Please do, if you have the time. DynASM really is a stroke of genius.

The way it works is that the JIT contains bits of pre-generated machine code,
and then a little bit of bytecode stitches these bits together and emits them.
This means the actual runtime piece of the JIT doesn't need to know all the
wacky details of x86 instruction encoding. All that is done in a preprocessor
written in Lua.

I never got around to finding out how to do dynamic register allocation
though. It seemed to me that there was no way to parameterize the pre-
generated machine code, but presumably I'm missing something.

------
billforsternz
I enjoyed this article, I always find the argument that "these days you can't
beat the compiler" fishy. I remember more than 25 years ago I wrote an 8080
machine code interpreter in 8088/86 assembly. My innermost interpreter
comprised 3 lines of asm;

    
    
      lodsb     ;al = *si++
      mov ah,al ;eg if al=3eh (=mvi a,dd), then ax=0x3e3e
      jmp ax    ;eg goto 0x3e3e. Preloader puts the emulation
                ; code for mvi a,dd followed by another copy
                ; of the inner interpreter at cs:0x3e3e.
    

This approach uses 64K to sparsely store the emulation code for each of the
256 opcodes at 0x0000,0x0101,0x0202 ... etc. which seemed a pretty outrageous
waste of memory at the time.
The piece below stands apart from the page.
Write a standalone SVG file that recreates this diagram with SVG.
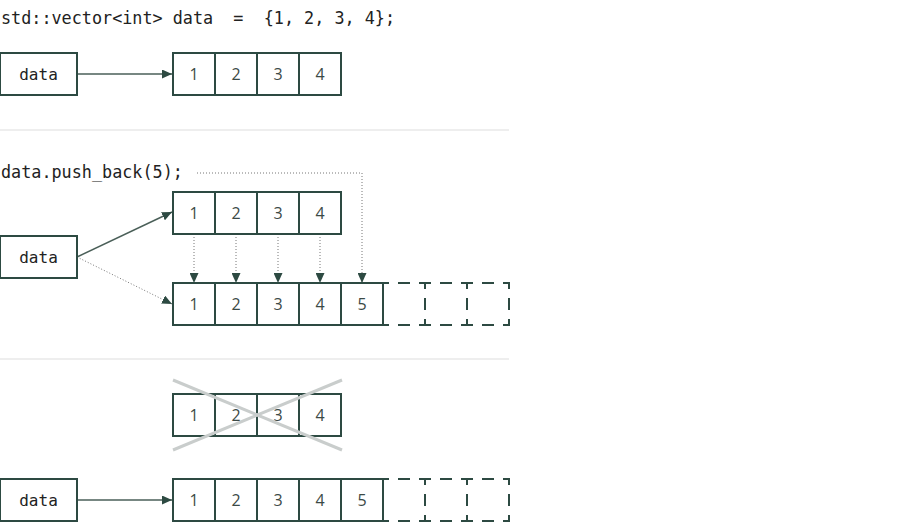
<svg xmlns="http://www.w3.org/2000/svg" width="900" height="531" viewBox="0 0 900 531">
<defs>
<marker id="ah" markerUnits="userSpaceOnUse" markerWidth="10" markerHeight="9" refX="10" refY="4.5" orient="auto"><path d="M0,0 L10,4.5 L0,9 z" fill="#2d4a42"/></marker>
<style>
.code{font-family:"DejaVu Sans Mono","Liberation Mono",monospace;font-size:16.8px;fill:#222}
.lbl{font-family:"DejaVu Sans Mono","Liberation Mono",monospace;font-size:16px;fill:#222;text-anchor:middle}
.num{font-family:"Open Sans","Noto Sans",sans-serif;font-size:16px;fill:#3c4a46;text-anchor:middle}
.box{fill:#fff;stroke:#2d4a42;stroke-width:2}
.dash{fill:none;stroke:#2d4a42;stroke-width:2;stroke-dasharray:12 9;stroke-dashoffset:6}
.sep{stroke:#dddddd;stroke-width:1}
.solid{stroke:#4a5f58;stroke-width:1.5;fill:none}
.dot{stroke:#777;stroke-width:1;stroke-dasharray:1 2;fill:none}
.cross{stroke:#c9cdcc;stroke-width:3}
</style>
</defs>
<rect width="900" height="531" fill="#fff"/>
<text class="code" x="1" y="24" xml:space="preserve">std::vector&lt;int&gt; data  =  {1, 2, 3, 4};</text>
<text class="code" x="1" y="178">data.push_back(5);</text>
<line class="sep" x1="0" y1="130" x2="509" y2="130"/>
<line class="sep" x1="0" y1="359" x2="509" y2="359"/>
<g id="connectors">
<line class="solid" x1="77" y1="74" x2="172" y2="74" marker-end="url(#ah)"/>
<line class="solid" x1="77" y1="257" x2="172" y2="212" marker-end="url(#ah)"/>
<line class="dot" x1="77" y1="257" x2="172" y2="304" marker-end="url(#ah)"/>
<polyline class="dot" points="197,173 362,173 362,283" marker-end="url(#ah)"/>
<line class="dot" x1="194" y1="234" x2="194" y2="283" marker-end="url(#ah)"/>
<line class="dot" x1="236" y1="234" x2="236" y2="283" marker-end="url(#ah)"/>
<line class="dot" x1="278" y1="234" x2="278" y2="283" marker-end="url(#ah)"/>
<line class="dot" x1="320" y1="234" x2="320" y2="283" marker-end="url(#ah)"/>
<line class="solid" x1="77" y1="500" x2="172" y2="500" marker-end="url(#ah)"/>
</g>
<g id="data1"><rect class="box" x="0" y="53" width="77" height="42"/><text class="lbl" x="38.5" y="79.5">data</text></g>
<g id="arr1">
<rect class="box" x="173" y="53" width="42" height="42"/><text class="num" x="194" y="79.5">1</text>
<rect class="box" x="215" y="53" width="42" height="42"/><text class="num" x="236" y="79.5">2</text>
<rect class="box" x="257" y="53" width="42" height="42"/><text class="num" x="278" y="79.5">3</text>
<rect class="box" x="299" y="53" width="42" height="42"/><text class="num" x="320" y="79.5">4</text>
</g>
<g id="data2"><rect class="box" x="0" y="236" width="77" height="42"/><text class="lbl" x="38.5" y="262.5">data</text></g>
<g id="arr2">
<rect class="box" x="173" y="192" width="42" height="42"/><text class="num" x="194" y="218.5">1</text>
<rect class="box" x="215" y="192" width="42" height="42"/><text class="num" x="236" y="218.5">2</text>
<rect class="box" x="257" y="192" width="42" height="42"/><text class="num" x="278" y="218.5">3</text>
<rect class="box" x="299" y="192" width="42" height="42"/><text class="num" x="320" y="218.5">4</text>
</g>
<g id="arr3">
<rect class="box" x="173" y="283" width="42" height="42"/><text class="num" x="194" y="309.5">1</text>
<rect class="box" x="215" y="283" width="42" height="42"/><text class="num" x="236" y="309.5">2</text>
<rect class="box" x="257" y="283" width="42" height="42"/><text class="num" x="278" y="309.5">3</text>
<rect class="box" x="299" y="283" width="42" height="42"/><text class="num" x="320" y="309.5">4</text>
<rect class="box" x="341" y="283" width="42" height="42"/><text class="num" x="362" y="309.5">5</text>
<rect class="dash" x="383" y="283" width="42" height="42"/>
<rect class="dash" x="425" y="283" width="42" height="42"/>
<rect class="dash" x="467" y="283" width="42" height="42"/>
</g>
<g id="arr4">
<rect class="box" x="173" y="394" width="42" height="42"/><text class="num" x="194" y="420.5">1</text>
<rect class="box" x="215" y="394" width="42" height="42"/><text class="num" x="236" y="420.5">2</text>
<rect class="box" x="257" y="394" width="42" height="42"/><text class="num" x="278" y="420.5">3</text>
<rect class="box" x="299" y="394" width="42" height="42"/><text class="num" x="320" y="420.5">4</text>
<line class="cross" x1="173" y1="380" x2="342" y2="450"/>
<line class="cross" x1="173" y1="450" x2="342" y2="380"/>
</g>
<g id="data3"><rect class="box" x="0" y="479" width="77" height="42"/><text class="lbl" x="38.5" y="505.5">data</text></g>
<g id="arr5">
<rect class="box" x="173" y="479" width="42" height="42"/><text class="num" x="194" y="505.5">1</text>
<rect class="box" x="215" y="479" width="42" height="42"/><text class="num" x="236" y="505.5">2</text>
<rect class="box" x="257" y="479" width="42" height="42"/><text class="num" x="278" y="505.5">3</text>
<rect class="box" x="299" y="479" width="42" height="42"/><text class="num" x="320" y="505.5">4</text>
<rect class="box" x="341" y="479" width="42" height="42"/><text class="num" x="362" y="505.5">5</text>
<rect class="dash" x="383" y="479" width="42" height="42"/>
<rect class="dash" x="425" y="479" width="42" height="42"/>
<rect class="dash" x="467" y="479" width="42" height="42"/>
</g>
</svg>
But it was worth it because none of the 3 inner
interpreter instructions modified the flags, which meant I could use the
native 8086 flags to directly emulate the 8080 flags, a huge speed win.
Remember that the 8086 had LAHF and SAHF instructions to help solve this very
problem, yet my approach avoiding the whole flags issue was still twice as
quick as commercial equivalents.

Okay admittedly this is all irrelevant dinosaur nostalgia from the perspective
of modern technology, but it reinforces the point that there's no substitute
for human creativity when it comes to real hardcore optimization tricks.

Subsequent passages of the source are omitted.